Lawyer Depression Comes Out of the Closet
Lawyers suffer greater rates of depression and alcohol abuse than the general population, but fear of going public caused many to battle their problems in isolation.
That’s beginning to change, the Wall Street Journal reports (sub. req.). The ABA and other bar groups are questioning the emphasis on billable hours (PDF) that drives lawyers to exhaustion, while some law schools are helping students and alumni evaluate whether they have chosen the right field. Individual lawyers are also stepping up to discuss their depression on websites or as visiting lecturers.
The practice of law, with constant conflict and billing pressures, can take a toll.
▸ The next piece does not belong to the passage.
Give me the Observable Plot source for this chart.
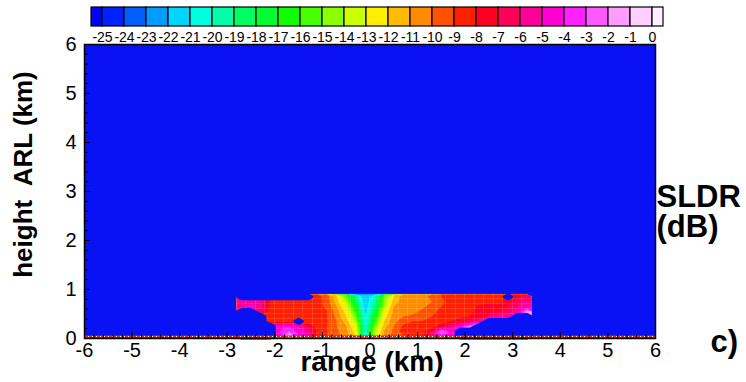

Another problem is the lawyer mindset, says psychologist Martin Seligman: Pessimists excel at law, but they are at risk for depression.
About 19 percent of lawyers experience depression at any given time, compared with 6.7 percent of the general population. About 20 percent of lawyers have drinking problems, twice the rate of the general population.
For some, the problem is a bad career choice, the Wall Street Journal says. Two-thirds of Oregon lawyers surveyed said they had no exposure to the day-to-day life of a lawyer before law school, and 30 percent of that group said they would have picked a different profession if they could go do it over.
Law schools helping with career choices include the University of Iowa, which sends an associate dean to talk to alums about whether they have chosen the right career. Oklahoma City University is addressing the subject of depression with lectures by trial lawyer James Webb, who explains that his drive to succeed also made him vulnerable to depression.
Another lawyer coming forward to discuss depression is Dan Lukasik, who created a Web site to support others with the disease. Lawyer assistance programs are also available to lawyers who need help.
“You can be a productive, vital attorney who does meaningful, good work and have clinical depression, but there are steps you’re going to have to take to treat your depression,” Lukasik told the Buffalo Law Journal.